(begin)
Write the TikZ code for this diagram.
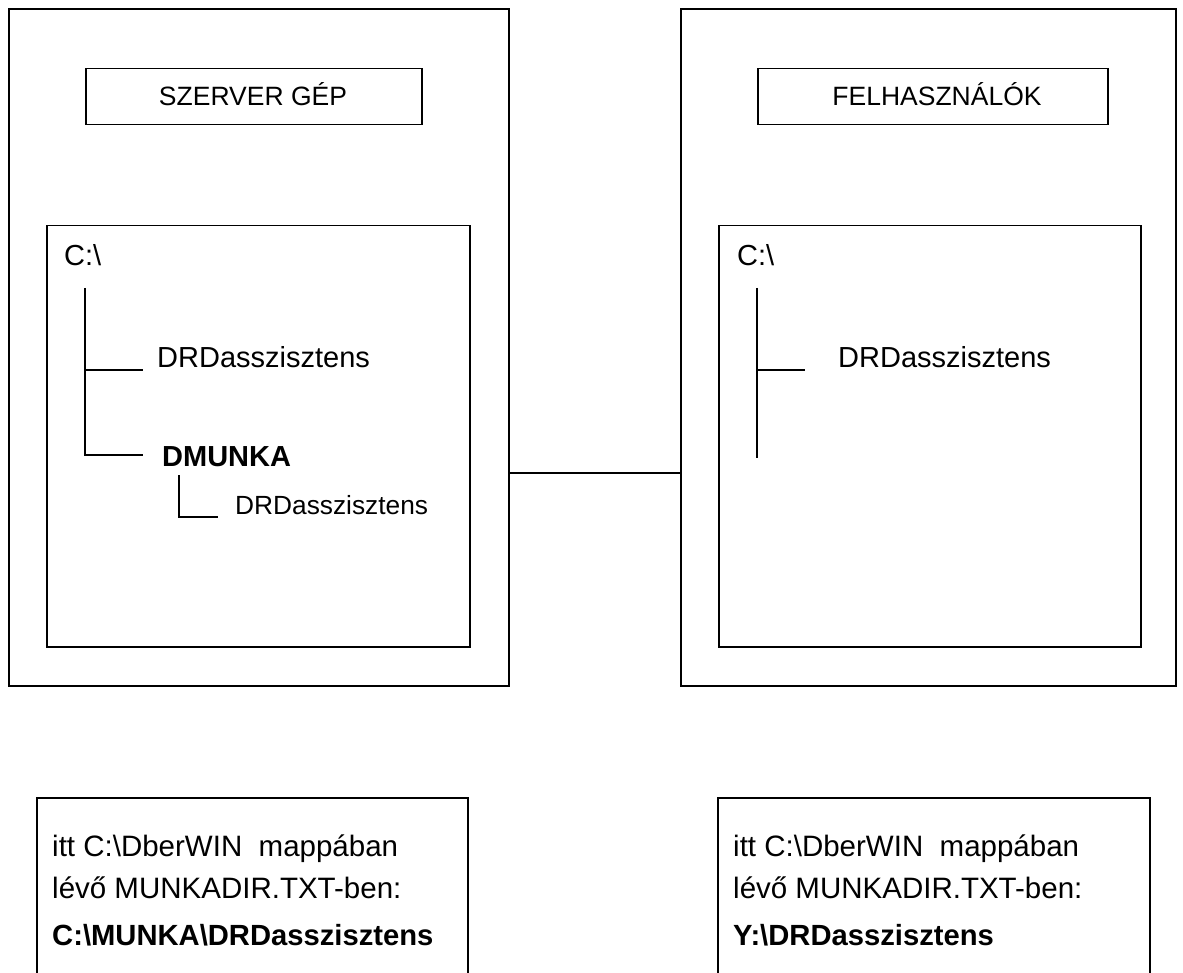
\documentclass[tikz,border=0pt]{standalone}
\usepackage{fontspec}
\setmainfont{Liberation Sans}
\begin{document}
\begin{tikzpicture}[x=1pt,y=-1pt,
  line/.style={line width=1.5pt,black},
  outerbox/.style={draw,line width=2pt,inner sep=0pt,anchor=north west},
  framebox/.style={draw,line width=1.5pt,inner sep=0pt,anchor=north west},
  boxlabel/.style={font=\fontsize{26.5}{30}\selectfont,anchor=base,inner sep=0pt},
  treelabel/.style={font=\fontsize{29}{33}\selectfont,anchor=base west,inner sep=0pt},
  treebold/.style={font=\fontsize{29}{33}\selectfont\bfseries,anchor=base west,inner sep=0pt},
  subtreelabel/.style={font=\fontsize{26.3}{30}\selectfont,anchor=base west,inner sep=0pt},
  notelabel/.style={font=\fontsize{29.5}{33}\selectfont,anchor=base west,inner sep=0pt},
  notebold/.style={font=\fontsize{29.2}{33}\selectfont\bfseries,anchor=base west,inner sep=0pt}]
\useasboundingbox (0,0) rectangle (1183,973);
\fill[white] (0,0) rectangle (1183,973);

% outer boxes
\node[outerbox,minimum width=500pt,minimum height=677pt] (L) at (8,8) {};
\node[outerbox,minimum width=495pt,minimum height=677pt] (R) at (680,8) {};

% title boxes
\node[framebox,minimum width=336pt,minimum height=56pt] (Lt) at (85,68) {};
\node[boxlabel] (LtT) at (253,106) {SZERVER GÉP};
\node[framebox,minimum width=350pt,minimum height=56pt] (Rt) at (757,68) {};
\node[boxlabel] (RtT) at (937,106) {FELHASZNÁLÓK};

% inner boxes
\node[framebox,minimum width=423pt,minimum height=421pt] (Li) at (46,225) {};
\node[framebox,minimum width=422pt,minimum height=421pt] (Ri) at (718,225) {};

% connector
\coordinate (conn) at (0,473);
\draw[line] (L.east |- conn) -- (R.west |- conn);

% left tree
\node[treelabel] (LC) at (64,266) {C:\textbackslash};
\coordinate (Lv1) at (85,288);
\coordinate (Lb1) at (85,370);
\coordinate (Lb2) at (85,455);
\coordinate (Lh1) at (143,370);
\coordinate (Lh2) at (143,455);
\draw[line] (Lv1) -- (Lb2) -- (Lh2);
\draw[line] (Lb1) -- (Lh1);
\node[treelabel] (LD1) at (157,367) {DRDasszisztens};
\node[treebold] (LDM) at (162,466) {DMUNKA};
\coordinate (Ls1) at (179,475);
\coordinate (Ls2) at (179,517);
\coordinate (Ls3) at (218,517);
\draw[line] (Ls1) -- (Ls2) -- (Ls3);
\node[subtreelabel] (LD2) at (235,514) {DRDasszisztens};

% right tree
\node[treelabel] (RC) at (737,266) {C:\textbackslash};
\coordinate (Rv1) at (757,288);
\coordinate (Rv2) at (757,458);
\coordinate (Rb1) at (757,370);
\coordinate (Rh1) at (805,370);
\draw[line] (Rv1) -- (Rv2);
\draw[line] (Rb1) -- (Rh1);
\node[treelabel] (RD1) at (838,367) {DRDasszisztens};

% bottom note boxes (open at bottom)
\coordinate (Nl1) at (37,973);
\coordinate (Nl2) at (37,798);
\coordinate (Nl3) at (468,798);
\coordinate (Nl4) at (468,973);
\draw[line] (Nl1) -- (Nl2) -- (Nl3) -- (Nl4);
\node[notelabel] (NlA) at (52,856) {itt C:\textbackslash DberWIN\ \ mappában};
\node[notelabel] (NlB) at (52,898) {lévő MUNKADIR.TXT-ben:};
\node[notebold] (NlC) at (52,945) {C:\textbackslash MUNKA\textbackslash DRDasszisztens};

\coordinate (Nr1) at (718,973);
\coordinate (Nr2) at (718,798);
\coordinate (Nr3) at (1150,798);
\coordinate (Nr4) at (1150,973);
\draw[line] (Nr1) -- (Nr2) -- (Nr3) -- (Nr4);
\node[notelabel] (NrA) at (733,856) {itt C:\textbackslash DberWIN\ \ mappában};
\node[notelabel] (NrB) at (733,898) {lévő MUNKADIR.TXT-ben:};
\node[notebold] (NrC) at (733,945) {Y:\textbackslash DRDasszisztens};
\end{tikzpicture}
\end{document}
(end)
Exercise directions
Reproduce the listing above exactly, excluding all pictures.

Response
Write the TikZ code for this diagram.
\documentclass[tikz,border=0pt]{standalone}
\usepackage{fontspec}
\setmainfont{Liberation Sans}
\begin{document}
\begin{tikzpicture}[x=1pt,y=-1pt,
  line/.style={line width=1.5pt,black},
  outerbox/.style={draw,line width=2pt,inner sep=0pt,anchor=north west},
  framebox/.style={draw,line width=1.5pt,inner sep=0pt,anchor=north west},
  boxlabel/.style={font=\fontsize{26.5}{30}\selectfont,anchor=base,inner sep=0pt},
  treelabel/.style={font=\fontsize{29}{33}\selectfont,anchor=base west,inner sep=0pt},
  treebold/.style={font=\fontsize{29}{33}\selectfont\bfseries,anchor=base west,inner sep=0pt},
  subtreelabel/.style={font=\fontsize{26.3}{30}\selectfont,anchor=base west,inner sep=0pt},
  notelabel/.style={font=\fontsize{29.5}{33}\selectfont,anchor=base west,inner sep=0pt},
  notebold/.style={font=\fontsize{29.2}{33}\selectfont\bfseries,anchor=base west,inner sep=0pt}]
\useasboundingbox (0,0) rectangle (1183,973);
\fill[white] (0,0) rectangle (1183,973);

% outer boxes
\node[outerbox,minimum width=500pt,minimum height=677pt] (L) at (8,8) {};
\node[outerbox,minimum width=495pt,minimum height=677pt] (R) at (680,8) {};

% title boxes
\node[framebox,minimum width=336pt,minimum height=56pt] (Lt) at (85,68) {};
\node[boxlabel] (LtT) at (253,106) {SZERVER GÉP};
\node[framebox,minimum width=350pt,minimum height=56pt] (Rt) at (757,68) {};
\node[boxlabel] (RtT) at (937,106) {FELHASZNÁLÓK};

% inner boxes
\node[framebox,minimum width=423pt,minimum height=421pt] (Li) at (46,225) {};
\node[framebox,minimum width=422pt,minimum height=421pt] (Ri) at (718,225) {};

% connector
\coordinate (conn) at (0,473);
\draw[line] (L.east |- conn) -- (R.west |- conn);

% left tree
\node[treelabel] (LC) at (64,266) {C:\textbackslash};
\coordinate (Lv1) at (85,288);
\coordinate (Lb1) at (85,370);
\coordinate (Lb2) at (85,455);
\coordinate (Lh1) at (143,370);
\coordinate (Lh2) at (143,455);
\draw[line] (Lv1) -- (Lb2) -- (Lh2);
\draw[line] (Lb1) -- (Lh1);
\node[treelabel] (LD1) at (157,367) {DRDasszisztens};
\node[treebold] (LDM) at (162,466) {DMUNKA};
\coordinate (Ls1) at (179,475);
\coordinate (Ls2) at (179,517);
\coordinate (Ls3) at (218,517);
\draw[line] (Ls1) -- (Ls2) -- (Ls3);
\node[subtreelabel] (LD2) at (235,514) {DRDasszisztens};

% right tree
\node[treelabel] (RC) at (737,266) {C:\textbackslash};
\coordinate (Rv1) at (757,288);
\coordinate (Rv2) at (757,458);
\coordinate (Rb1) at (757,370);
\coordinate (Rh1) at (805,370);
\draw[line] (Rv1) -- (Rv2);
\draw[line] (Rb1) -- (Rh1);
\node[treelabel] (RD1) at (838,367) {DRDasszisztens};

% bottom note boxes (open at bottom)
\coordinate (Nl1) at (37,973);
\coordinate (Nl2) at (37,798);
\coordinate (Nl3) at (468,798);
\coordinate (Nl4) at (468,973);
\draw[line] (Nl1) -- (Nl2) -- (Nl3) -- (Nl4);
\node[notelabel] (NlA) at (52,856) {itt C:\textbackslash DberWIN\ \ mappában};
\node[notelabel] (NlB) at (52,898) {lévő MUNKADIR.TXT-ben:};
\node[notebold] (NlC) at (52,945) {C:\textbackslash MUNKA\textbackslash DRDasszisztens};

\coordinate (Nr1) at (718,973);
\coordinate (Nr2) at (718,798);
\coordinate (Nr3) at (1150,798);
\coordinate (Nr4) at (1150,973);
\draw[line] (Nr1) -- (Nr2) -- (Nr3) -- (Nr4);
\node[notelabel] (NrA) at (733,856) {itt C:\textbackslash DberWIN\ \ mappában};
\node[notelabel] (NrB) at (733,898) {lévő MUNKADIR.TXT-ben:};
\node[notebold] (NrC) at (733,945) {Y:\textbackslash DRDasszisztens};
\end{tikzpicture}
\end{document}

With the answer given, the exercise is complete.